§ **AIM**: Below is a listing to write out in full, exactly as given, without its pictures.

--- --- ---

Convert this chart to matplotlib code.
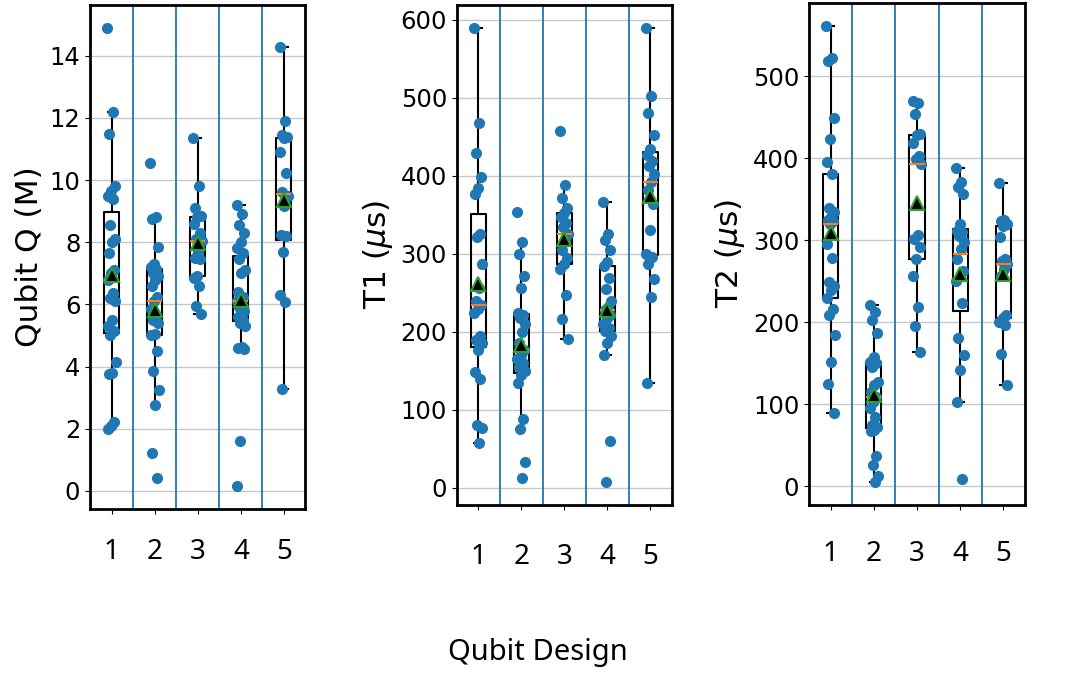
import numpy as np
import matplotlib.pyplot as plt

designs = [1, 2, 3, 4, 5]

# Qubit Q (millions) per design
q1 = [14.9, 12.2, 11.5, 9.8, 9.65, 9.5, 9.4, 8.55, 8.1, 8.0, 7.65, 7.1, 7.0, 6.8,
      6.35, 6.2, 6.1, 5.5, 5.3, 5.15, 5.0, 4.15, 3.8, 3.75, 2.2, 2.1, 2.0]
q2 = [10.55, 8.8, 8.75, 7.85, 7.3, 7.2, 7.15, 7.0, 6.9, 6.8, 6.6, 6.25, 6.1, 5.85,
      5.65, 5.5, 5.4, 5.05, 5.0, 4.5, 3.85, 3.25, 2.75, 1.2, 0.4]
q3 = [11.35, 9.8, 9.1, 8.85, 8.8, 8.6, 8.3, 8.1, 8.05, 7.7, 7.5, 7.45, 6.92, 6.85,
      6.6, 5.95, 5.7]
q4 = [9.2, 8.9, 8.55, 8.3, 8.0, 7.8, 7.65, 7.45, 7.1, 7.0, 6.4, 6.25, 6.2, 6.1,
      5.95, 5.9, 5.8, 5.7, 5.6, 5.5, 5.4, 5.3, 4.63, 4.6, 4.57, 1.6, 0.15]
q5 = [14.29, 11.89, 11.45, 11.4, 11.34, 10.91, 10.24, 9.61, 9.5, 9.18, 8.23, 8.2,
      7.68, 6.31, 6.07, 3.27]

# T1 (us) per design
t1_1 = [590, 468, 429, 398, 385, 377, 325, 321, 287, 256, 240, 234, 229, 224, 194,
        190, 186, 176, 149, 140, 81, 77, 57]
t1_2 = [353, 315, 300, 271, 256, 224, 221, 218, 210, 200, 185, 177, 170, 165, 160,
        155, 150, 145, 134, 88, 75, 33, 13]
t1_3 = [457, 388, 372, 359, 352, 347, 340, 335, 326, 318, 305, 295, 287, 281, 247,
        217, 191]
t1_4 = [367, 326, 318, 305, 290, 284, 269, 255, 240, 232, 228, 222, 218, 210, 205,
        201, 195, 185, 170, 60, 7]
t1_5 = [590, 503, 480, 452, 435, 427, 419, 412, 403, 392, 382, 364, 331, 300, 296,
        287, 268, 244, 134]

# T2 (us) per design
t2_1 = [562, 523, 519, 449, 424, 395, 381, 339, 334, 329, 325, 323, 320, 296, 278,
        249, 244, 240, 230, 216, 209, 185, 151, 125, 89]
t2_2 = [221, 212, 203, 187, 158, 152, 150, 146, 127, 123, 115, 109, 103, 96, 85,
        75, 72, 69, 67, 37, 26, 12, 5]
t2_3 = [470, 467, 454, 430, 428, 419, 403, 399, 393, 306, 302, 292, 277, 257, 219,
        195, 164]
t2_4 = [388, 371, 365, 356, 320, 311, 310, 305, 298, 290, 277, 263, 256, 250, 224,
        181, 160, 142, 103, 9]
t2_5 = [370, 325, 323, 320, 318, 304, 277, 275, 271, 265, 257, 209, 205, 200, 197,
        161, 124]

panels = [
    ([q1, q2, q3, q4, q5], 'Qubit Q (M)', [0.0834, 0.2655, 0.1997, 0.7273], 17.5),
    ([t1_1, t1_2, t1_3, t1_4, t1_5], r'T1 ($\mu$s)', [0.4233, 0.2713, 0.1995, 0.7215], 24),
    ([t2_1, t2_2, t2_3, t2_4, t2_5], r'T2 ($\mu$s)', [0.7498, 0.2713, 0.2002, 0.7248], 22),
]

fig = plt.figure(figsize=(10.79, 6.93), dpi=100)

for groups, label, pos, xpad in panels:
    ax = fig.add_axes(pos)
    for i, vals in enumerate(groups):
        n = len(vals)
        # deterministic horizontal spread of the dots
        jit = ((np.arange(n) * 0.618) % 1.0 - 0.5) * 0.2
        ax.plot(designs[i] + jit, vals, 'o', color='C0', ms=7, zorder=3)
    bp = ax.boxplot(groups, positions=designs, widths=0.35, showfliers=False,
                    showmeans=True,
                    boxprops=dict(color='black', linewidth=1.5),
                    whiskerprops=dict(color='black', linewidth=1.5),
                    capprops=dict(color='black', linewidth=1.5),
                    medianprops=dict(color='C1', linewidth=1.5),
                    meanprops=dict(marker='^', markerfacecolor='black',
                                   markeredgecolor='C2', markeredgewidth=1.5,
                                   markersize=10),
                    zorder=2)
    for art in bp['medians'] + bp['means']:
        art.set_zorder(4)
    for b in [1.5, 2.5, 3.5, 4.5]:
        ax.axvline(b, color='C0', linewidth=1.3, zorder=1)
    ax.set_xlim(0.5, 5.5)
    ax.yaxis.grid(True, color='#c8c8c8', linewidth=1)
    ax.set_axisbelow(True)
    for s in ax.spines.values():
        s.set_linewidth(2)
    ax.set_xticks(designs)
    ax.set_xticklabels([str(d) for d in designs], fontfamily='Noto Sans', fontsize=20)
    ax.tick_params(axis='x', pad=xpad)
    ax.tick_params(axis='y', labelsize=17.5)
    ax.set_ylabel(label, fontsize=22.5)

fig.text(0.4986, 0.059, 'Qubit Design', fontfamily='Noto Sans', fontsize=21,
         ha='center', va='center')

fig.savefig('out.png', dpi=100)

--- --- ---

§ **TASK ANSWER**:
Convert this chart to matplotlib code.
import numpy as np
import matplotlib.pyplot as plt

designs = [1, 2, 3, 4, 5]

# Qubit Q (millions) per design
q1 = [14.9, 12.2, 11.5, 9.8, 9.65, 9.5, 9.4, 8.55, 8.1, 8.0, 7.65, 7.1, 7.0, 6.8,
      6.35, 6.2, 6.1, 5.5, 5.3, 5.15, 5.0, 4.15, 3.8, 3.75, 2.2, 2.1, 2.0]
q2 = [10.55, 8.8, 8.75, 7.85, 7.3, 7.2, 7.15, 7.0, 6.9, 6.8, 6.6, 6.25, 6.1, 5.85,
      5.65, 5.5, 5.4, 5.05, 5.0, 4.5, 3.85, 3.25, 2.75, 1.2, 0.4]
q3 = [11.35, 9.8, 9.1, 8.85, 8.8, 8.6, 8.3, 8.1, 8.05, 7.7, 7.5, 7.45, 6.92, 6.85,
      6.6, 5.95, 5.7]
q4 = [9.2, 8.9, 8.55, 8.3, 8.0, 7.8, 7.65, 7.45, 7.1, 7.0, 6.4, 6.25, 6.2, 6.1,
      5.95, 5.9, 5.8, 5.7, 5.6, 5.5, 5.4, 5.3, 4.63, 4.6, 4.57, 1.6, 0.15]
q5 = [14.29, 11.89, 11.45, 11.4, 11.34, 10.91, 10.24, 9.61, 9.5, 9.18, 8.23, 8.2,
      7.68, 6.31, 6.07, 3.27]

# T1 (us) per design
t1_1 = [590, 468, 429, 398, 385, 377, 325, 321, 287, 256, 240, 234, 229, 224, 194,
        190, 186, 176, 149, 140, 81, 77, 57]
t1_2 = [353, 315, 300, 271, 256, 224, 221, 218, 210, 200, 185, 177, 170, 165, 160,
        155, 150, 145, 134, 88, 75, 33, 13]
t1_3 = [457, 388, 372, 359, 352, 347, 340, 335, 326, 318, 305, 295, 287, 281, 247,
        217, 191]
t1_4 = [367, 326, 318, 305, 290, 284, 269, 255, 240, 232, 228, 222, 218, 210, 205,
        201, 195, 185, 170, 60, 7]
t1_5 = [590, 503, 480, 452, 435, 427, 419, 412, 403, 392, 382, 364, 331, 300, 296,
        287, 268, 244, 134]

# T2 (us) per design
t2_1 = [562, 523, 519, 449, 424, 395, 381, 339, 334, 329, 325, 323, 320, 296, 278,
        249, 244, 240, 230, 216, 209, 185, 151, 125, 89]
t2_2 = [221, 212, 203, 187, 158, 152, 150, 146, 127, 123, 115, 109, 103, 96, 85,
        75, 72, 69, 67, 37, 26, 12, 5]
t2_3 = [470, 467, 454, 430, 428, 419, 403, 399, 393, 306, 302, 292, 277, 257, 219,
        195, 164]
t2_4 = [388, 371, 365, 356, 320, 311, 310, 305, 298, 290, 277, 263, 256, 250, 224,
        181, 160, 142, 103, 9]
t2_5 = [370, 325, 323, 320, 318, 304, 277, 275, 271, 265, 257, 209, 205, 200, 197,
        161, 124]

panels = [
    ([q1, q2, q3, q4, q5], 'Qubit Q (M)', [0.0834, 0.2655, 0.1997, 0.7273], 17.5),
    ([t1_1, t1_2, t1_3, t1_4, t1_5], r'T1 ($\mu$s)', [0.4233, 0.2713, 0.1995, 0.7215], 24),
    ([t2_1, t2_2, t2_3, t2_4, t2_5], r'T2 ($\mu$s)', [0.7498, 0.2713, 0.2002, 0.7248], 22),
]

fig = plt.figure(figsize=(10.79, 6.93), dpi=100)

for groups, label, pos, xpad in panels:
    ax = fig.add_axes(pos)
    for i, vals in enumerate(groups):
        n = len(vals)
        # deterministic horizontal spread of the dots
        jit = ((np.arange(n) * 0.618) % 1.0 - 0.5) * 0.2
        ax.plot(designs[i] + jit, vals, 'o', color='C0', ms=7, zorder=3)
    bp = ax.boxplot(groups, positions=designs, widths=0.35, showfliers=False,
                    showmeans=True,
                    boxprops=dict(color='black', linewidth=1.5),
                    whiskerprops=dict(color='black', linewidth=1.5),
                    capprops=dict(color='black', linewidth=1.5),
                    medianprops=dict(color='C1', linewidth=1.5),
                    meanprops=dict(marker='^', markerfacecolor='black',
                                   markeredgecolor='C2', markeredgewidth=1.5,
                                   markersize=10),
                    zorder=2)
    for art in bp['medians'] + bp['means']:
        art.set_zorder(4)
    for b in [1.5, 2.5, 3.5, 4.5]:
        ax.axvline(b, color='C0', linewidth=1.3, zorder=1)
    ax.set_xlim(0.5, 5.5)
    ax.yaxis.grid(True, color='#c8c8c8', linewidth=1)
    ax.set_axisbelow(True)
    for s in ax.spines.values():
        s.set_linewidth(2)
    ax.set_xticks(designs)
    ax.set_xticklabels([str(d) for d in designs], fontfamily='Noto Sans', fontsize=20)
    ax.tick_params(axis='x', pad=xpad)
    ax.tick_params(axis='y', labelsize=17.5)
    ax.set_ylabel(label, fontsize=22.5)

fig.text(0.4986, 0.059, 'Qubit Design', fontfamily='Noto Sans', fontsize=21,
         ha='center', va='center')

fig.savefig('out.png', dpi=100)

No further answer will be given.